While chef James Viles was visiting Bangkok recently, his two-hatted Biota Dining & Rooms was also awarded Top Regional Restaurant. Just one more accolade to show that this self-proclaimed country boy is a global culinary sensation.
by Laurence Civil
James Viles is the chef and owner of two-hatted Biota Dining & Rooms (18 Kangaloon Road, Bowral, New South Wales, Australia; +61 2 4862 2005; www.biotadining.com) in Bowral, New South Wales. He has become one of Australia’s most respected young chefs and restaurateurs thanks to his commitment to sustainability and his imaginative modern food. His work was endorsed by the Sydney Morning Herald’s Good Food Guide, in which the paper announced that it had awarded Biota as Top Regional Restaurant while Viles was in Bangkok participating in the World Gourmet Festival last month at Four Seasons Hotel Bangkok.
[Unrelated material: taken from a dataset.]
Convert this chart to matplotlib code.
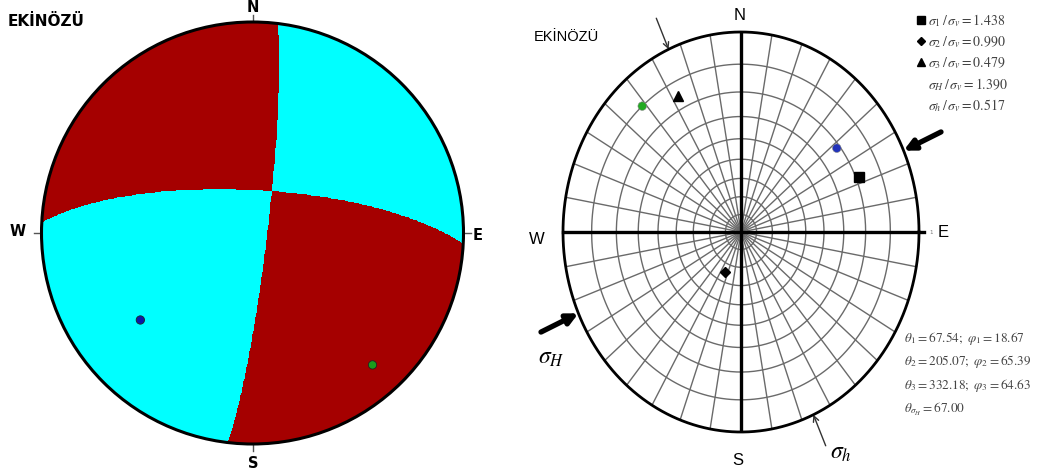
import numpy as np
import matplotlib.pyplot as plt
from matplotlib.colors import ListedColormap
from matplotlib.patches import Circle, FancyArrowPatch

plt.rcParams['mathtext.fontset'] = 'stix'

# left net: nodal planes (strike, dip; right hand rule)
plane_strike = [6.8, 273.0]
plane_dip = [84.5, 73.4]
# axes plotted on left net (trend, plunge)
left_trend = [232.2, 137.7]
left_plunge = [33.2, 16.6]
left_cols = ['#0b1aa8', '#1c9c1c']

# right net: principal stress markers (trend, plunge as plotted)
sig_trend = [67.54, 205.07, 332.5]
sig_plunge = [18.67, 65.39, 15.0]
sig_mark = ['s', 'D', '^']
dot_trend = [318.6, 52.1]
dot_plunge = [10.0, 21.4]
dot_cols = ['#22aa22', '#2233bb']
sH_az = 66.0
sh_az = 156.0

ratio_marks = ['s', 'D', '^', None, None]
ratio_labels = [r'$\sigma_1\,/\,\sigma_v=1.438$',
                r'$\sigma_2\,/\,\sigma_v=0.990$',
                r'$\sigma_3\,/\,\sigma_v=0.479$',
                r'$\sigma_H\,/\,\sigma_v=1.390$',
                r'$\sigma_h\,/\,\sigma_v=0.517$']
angle_labels = [r'$\theta_1=67.54;\ \varphi_1=18.67$',
                r'$\theta_2=205.07;\ \varphi_2=65.39$',
                r'$\theta_3=332.18;\ \varphi_3=64.63$',
                r'$\theta_{\sigma_H}=67.00$']

W, H = 1042, 477
fig = plt.figure(figsize=(W / 100, H / 100), dpi=100)


def fr(px, py):
    return px / W, 1 - py / H


def stereo(trend, plunge):
    r = np.tan(np.radians(90 - np.asarray(plunge)) / 2)
    t = np.radians(trend)
    return r * np.sin(t), r * np.cos(t)


def equal_area(trend, plunge):
    r = np.sqrt(2) * np.sin(np.radians(90 - np.asarray(plunge)) / 2)
    t = np.radians(trend)
    return r * np.sin(t), r * np.cos(t)


# ---------------- left: beach ball ----------------
ax1 = fig.add_axes([41 / W, 1 - 445 / H, 423 / W, 422 / H])
ax1.set_xlim(-1, 1)
ax1.set_ylim(-1, 1)
ax1.axis('off')

g = np.linspace(-1, 1, 700)
X, Y = np.meshgrid(g, g)
R = np.clip(np.hypot(X, Y), 0, 1)
pl = np.radians(90 - 2 * np.degrees(np.arcsin(R / np.sqrt(2))))
tr = np.arctan2(X, Y)
v = np.stack([np.cos(pl) * np.sin(tr), np.cos(pl) * np.cos(tr), np.sin(pl)])


def pole(strike, dip):
    d = np.radians(strike + 90)
    dp = np.radians(dip)
    return np.array([-np.sin(dp) * np.sin(d), -np.sin(dp) * np.cos(d), np.cos(dp)])


n1 = pole(plane_strike[0], plane_dip[0])
n2 = pole(plane_strike[1], plane_dip[1])
prod = np.tensordot(n1, v, 1) * np.tensordot(n2, v, 1)
ref = np.array([np.sin(np.radians(315)), np.cos(np.radians(315)), 0.05])
sgn = np.sign(n1 @ ref * (n2 @ ref))
cls = (np.sign(prod) == sgn).astype(float)
im = ax1.imshow(cls, extent=(-1, 1, -1, 1), origin='lower',
                cmap=ListedColormap(['#00ffff', '#a50000']), vmin=0, vmax=1,
                interpolation='nearest')
clip = Circle((0, 0), 1, transform=ax1.transData)
im.set_clip_path(clip)
ax1.add_patch(Circle((0, 0), 1, fill=False, ec='black', lw=2.2, zorder=5, clip_on=False))

lx, ly = equal_area(left_trend, left_plunge)
ax1.scatter(lx, ly, s=36, c=left_cols, edgecolors='#222222', linewidths=0.6, zorder=6)

for a in [0, 90, 180, 270]:
    s, c = np.sin(np.radians(a)), np.cos(np.radians(a))
    ax1.plot([1.005 * s, 1.035 * s], [1.005 * c, 1.035 * c], color='#555555', lw=1, clip_on=False)

fig.text(*fr(8, 22), 'EKİNÖZÜ', fontsize=11, fontweight='bold', ha='left', va='center')
for lab, px, py in [('N', 253, 8), ('W', 18, 232), ('E', 478, 236), ('S', 253, 464)]:
    fig.text(*fr(px, py), lab, fontsize=10.5, fontweight='bold', ha='center', va='center')

# ---------------- right: polar net ----------------
ax2 = fig.add_axes([563 / W, 1 - 433 / H, 356 / W, 400 / H])
ax2.set_xlim(-1, 1)
ax2.set_ylim(-1, 1)
ax2.axis('off')

th = np.linspace(0, 2 * np.pi, 400)
for dip in range(10, 90, 10):
    r = np.tan(np.radians(90 - dip) / 2)
    ax2.plot(r * np.cos(th), r * np.sin(th), color='#6a6a6a', lw=1)
for az in range(0, 360, 10):
    a = np.radians(az)
    ax2.plot([0, np.sin(a)], [0, np.cos(a)], color='#6a6a6a', lw=1)
ax2.plot(np.cos(th), np.sin(th), color='black', lw=2, clip_on=False)
ax2.plot([0, 0], [-1, 1], color='black', lw=2.4)
ax2.plot([-1, 1.03], [0, 0], color='black', lw=2.4, clip_on=False)

for t, p, m in zip(sig_trend, sig_plunge, sig_mark):
    x, y = stereo(t, p)
    ax2.plot(x, y, marker=m, color='black', ms=7 if m != 'D' else 5, ls='none', zorder=6)
dx, dy = stereo(dot_trend, dot_plunge)
ax2.scatter(dx, dy, s=38, c=dot_cols, edgecolors='#888888', linewidths=0.4, zorder=6)

# stress direction arrows
for az in [sH_az, sH_az + 180]:
    s, c = np.sin(np.radians(az)), np.cos(np.radians(az))
    ax2.add_patch(FancyArrowPatch((1.23 * s, 1.23 * c), (1.0 * s, 1.0 * c),
                                  arrowstyle='-|>', mutation_scale=16, lw=3.8,
                                  color='black', clip_on=False, shrinkA=0, shrinkB=0))
for az in [sh_az, sh_az + 180]:
    s, c = np.sin(np.radians(az)), np.cos(np.radians(az))
    ax2.add_patch(FancyArrowPatch((1.17 * s, 1.17 * c), (1.0 * s, 1.0 * c),
                                  arrowstyle='->', mutation_scale=10, lw=1,
                                  color='#333333', clip_on=False, shrinkA=0, shrinkB=0))

fig.text(*fr(534, 37), 'EKİNÖZÜ', fontsize=10.5, family='Liberation Sans', ha='left', va='center')
for lab, px, py in [('N', 740, 16), ('W', 537, 240), ('E', 943, 233), ('S', 738, 461)]:
    fig.text(*fr(px, py), lab, fontsize=12, family='Liberation Sans', ha='center', va='center')
fig.text(*fr(931, 232), '1', fontsize=4, color='#777777', ha='center', va='center')
fig.text(*fr(538, 357), r'$\sigma_H$', fontsize=17, ha='left', va='center')
fig.text(*fr(830, 452), r'$\sigma_h$', fontsize=17, ha='left', va='center')

ys = [21, 42, 63, 85, 106]
for m, lab, py in zip(ratio_marks, ratio_labels, ys):
    if m:
        fig.lines.append(plt.Line2D([921 / W], [1 - py / H], marker=m, color='black',
                                    ms=6 if m != 'D' else 4.5, transform=fig.transFigure))
    fig.text(*fr(928, py), lab, fontsize=10, color='#444444', ha='left', va='center')
for lab, py in zip(angle_labels, [339, 362, 386, 409]):
    fig.text(*fr(904, py), lab, fontsize=9.5, color='#444444', ha='left', va='center')

fig.savefig('out.png', dpi=100, facecolor='white')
Viles’s career began at a young age as chef at The Schoolhouse in the Southern Highlands, where he had grown up. As head chef at the restaurant, he was one of the youngest chefs ever awarded a Sydney Morning Herald Chef’s Hat, at the age of 23.
From there he worked overseas for a number of years to gain experience in the kitchens of some of the world’s best chefs. He was been involved with the openings of several acclaimed restaurants and hotels throughout the Middle East and Europe, and he has worked alongside chefs such as two Michelin-starred Hans Haas of Tantris in Munich and Alain Ducasse at Spoon in Hong Kong.
Viles had become disillusioned with the amount of imported ingredients he was working with, particularly in the Middle East. He felt the dining experience should have a sense of place. When he returned to his native New South Wales, his vision for Biota Dining was to create a regional dining destination that supported both local farmers and growers.
Biota won the converted Chef’s Hat award in its first year of opening, and has become the most awarded restaurant in New South Wales. It won its second “hat” in its second year, in 2012, as well as the Sustainability Award for its commitment to using sustainable practices and sourcing its produce ethically in addition to growing much of its produce on site.
As the hotel is a 90-minute drive from Sydney, Viles realized it wasn’t responsible dining to serve tasting menus paired with wines and expect his guests to put their driving licenses at risk driving back to the city. He therefore built 12 stylish rooms uniquely available for restaurant guests to stay overnight, and these make an ideal base from which to explore the surrounding Southern Highlands. It is a pioneering trend for restaurants located outside major cities to offer bed, breakfast, and dinner packages. Currently, the restaurant is fully booked until February 2015.
“We need to focus on less is more,” he says, “to show the world you don’t need the fuss of a table cloth to enjoy fine dining. Our décor style is pared-back Scandinavian. When it comes to ingredients, if we can’t grow ourselves or if it can’t be sourced in New South Wales, we do without. I am saying no to importing food; what we serve at Biota is a reflection of our region. The locavore policy isn’t just restricted to food, as we have only Australian wines in our cellar.
“We are only open for dinner as we need to forage in the daytime. That represents between 20 or 30 percent of what we use in the kitchen. I believe produce belongs to farmers and Mother Nature, and it becomes ingredients when it reaches the chef’s hand.
“Dining in Australia is expanding experientially, but we don’t have our own cultural cuisine. I am one of a handful of chefs who are trying to define Australian cuisine by region. I use a lot of aboriginal rye berries, saltbush lamb.”
As the Biota gardens tended by his mother play a key role in the dining experience, Viles chose to demonstrate his signature dessert Mum’s Rose at the World Gourmet Festival: a combination of rose petals, peaches, ice cream, and meringue. Viles admits the perfume in the petals varies at different times of the year—not a problem, he simply increases or decreases the number of petals used to get a consistent taste. This dish is made a la minute, tableside in his restaurant. Rather being baked in the oven as is traditional, the lightly whipped egg whites of the meringue are cooked with liquid oxygen in a matter of seconds. “It’s the next generation of the Australian classic, the pavolva,” says Viles with a playful smile. There was an amazing rose experience in the first bite.
Of his recent visit to Bangkok, he says, “Coming to the World Gourmet Festival in Bangkok was a challenge for me. As ethical sourcing is a priority, I had to know where the ingredients I was going to have on my menu where coming from … oysters from France, lamb from Australia. What excited me was the opportunity of using the abundance of fresh botanics available in Thailand as well as seeing and using new ingredients.”